SBC officially announces $1.99 per month unlimited hot spot services: If you subscribe to SBC's DSL service at a rate as low as $26.95 per month for their cheapest service, you are entitled to unlimited Wi-Fi hot spot service for $1.99 a month with a one-year commitment -- after receiving free service until April 2005.
This gives SBC a giant sledgehammer to wield against the cable vendors trying to encourage people to sign up for ever-slower cable service. I'll confess that I'm biased against cable because of the pooled bandwidth/pooled network approach. Cable modem providers initially had no protection against entire neighborhoods seeing each other's networks. Then they restricted upload speeds to 128 Kbps on most links to defeat "servers." Because bandwidth is pooled, it means that each neighborhood on a cable head end has a finite amount of bandwidth--the more subscribers, the more frustration.

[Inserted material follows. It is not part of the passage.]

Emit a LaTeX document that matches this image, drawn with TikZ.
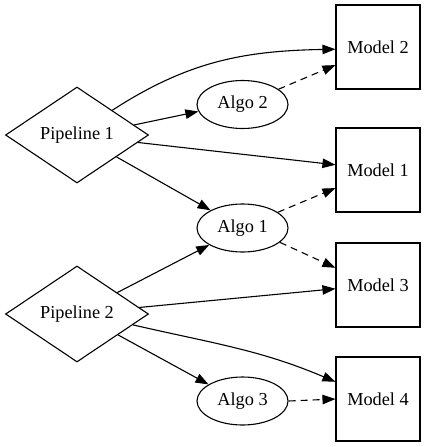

Meanwhile, DSL started out a little slow with odd problems, erratic service, and confusing installations. But with more experience, the telcos started to get it right, along with the last remaining competitive DSL provider, Covad. Now, most DSL installations are self-service. DSL offers a point-to-point link with a fixed amount of bandwidth; upstream of that, you might argue that bandwidth is pooled, but it's pooled on an ATM port, not on a tiny pool of cable bandwidth far from the backbone.
Consumer DSL can now top out at 6 Mpbs down and 768 Kbps up for under $100 per month, while the most competitive offerings against cable offer equal or higher uploads and a T-1 for downloads (1.5 down, 128 to 384 up). Cable companies have responded, but still mostly lamely.
SBC's full-court press includes its sale of Wi-Fi gateways to DSL customers--over 3,000 per day at last report--and building out its own Wi-Fi hotspot network. Given SBC's cost structure in offering hotspot service, they aren't selling it well below cost. This internetnews.com story reports that SBC has sold a million Wi-Fi gateways, and has 4.3 million existing DSL customers.
Now, Comcast, Time-Warner, et al., can enter the competitive marketplace rather easily in one sense: Wayport is willing to resell its McDonald's access to all comers who will pay the fixed monthly rate per location. But they'll have to play catch-up to get other outlets. Will SBC resell The UPS Store to cable companies? Time will tell.
The most interesting part of the SBC deal is airports: the more airports SBC has, the more likely that SBC-territory business travelers will switch at home from cable or sign up for DSL in order to use unlimited airport time. SFO is part of T-Mobile's network and only available at their hourly and day rate, but Seattle, San Jose, Austin, Dallas, and a few others are in Wayport's system.
(This story must have slipped out early on Bloomberg's wire service, as the report first surfaced on Oct. 16 from that news organization.)